February 6th, 2024 by James Goudie KC in Housing

The issue in RAHIMI v CITY OF WESTMINSTER COUNCIL (2024) EWCA Civ 73 was whether Mr Rahimi was entitled to a secure tenancy on the death of his grandmother.  That, in turn, depended on whether at the date of her death the grandmother was the tenant under a tenancy of the flat granted to her alone.  The tenancy had originally be granted to her and her husband, as joint tenants, but her husband was no longer living there.  Mr Rahimi was a member of his grandmother’s family and had resided with her throughout the period of 12 months ending with her death.

Lewison LJ at paragraphs 17-22 inclusive identified the statutory framework in relation to secure tenancies.  The effect was that if there was a surrender and regrant amounting to the grant of a fresh tenancy to the grandmother alone, a succession was still available, but if the joint tenancy continued in being, Mr Rahimi would not have been entitled to succeed.  The joint tenancy would have vested by right of survivorship in the grandmother’s husband, at which point the tenancy would have ceased to be a secure tenancy, because the husband did not occupy the property as his home.
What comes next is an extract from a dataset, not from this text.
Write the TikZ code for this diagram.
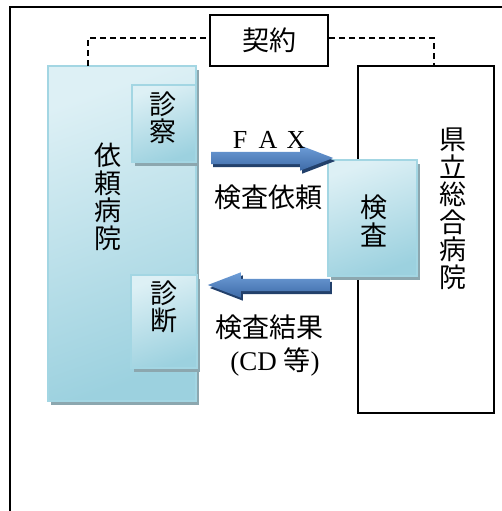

From paragraph 28 Lewison LJ addressed the principle of surrender and regrant.  Rights held jointly must be surrendered jointly, by both the joint tenants and by the landlord.  Conduct relied upon must be unequivocal.  Individual equivocal acts can however be combined to surmount the evidential threshold.  From paragraph 40 Lewison LJ considered whether there was unequivocal conduct in this case.  What was required was an agreement by the landlord with the assent of the outgoing tenant.  On the facts, there was no such agreement, and no grant of a new sole tenancy to Mr Rahimi’s grandmother.

Newby LJ agreed with Lewison LJ in dismissing Mr Rahimi’s appeal, and Macur LJ dissented.  Newey LJ said, at paragraph 81:-

“No one suggests that there is direct evidence of a fresh tenancy having been granted.  The question is whether there is material from which a grant could be inferred. In that connection, evidence of conduct which is just as consistent with the continuation of the original joint tenancy will not suffice.”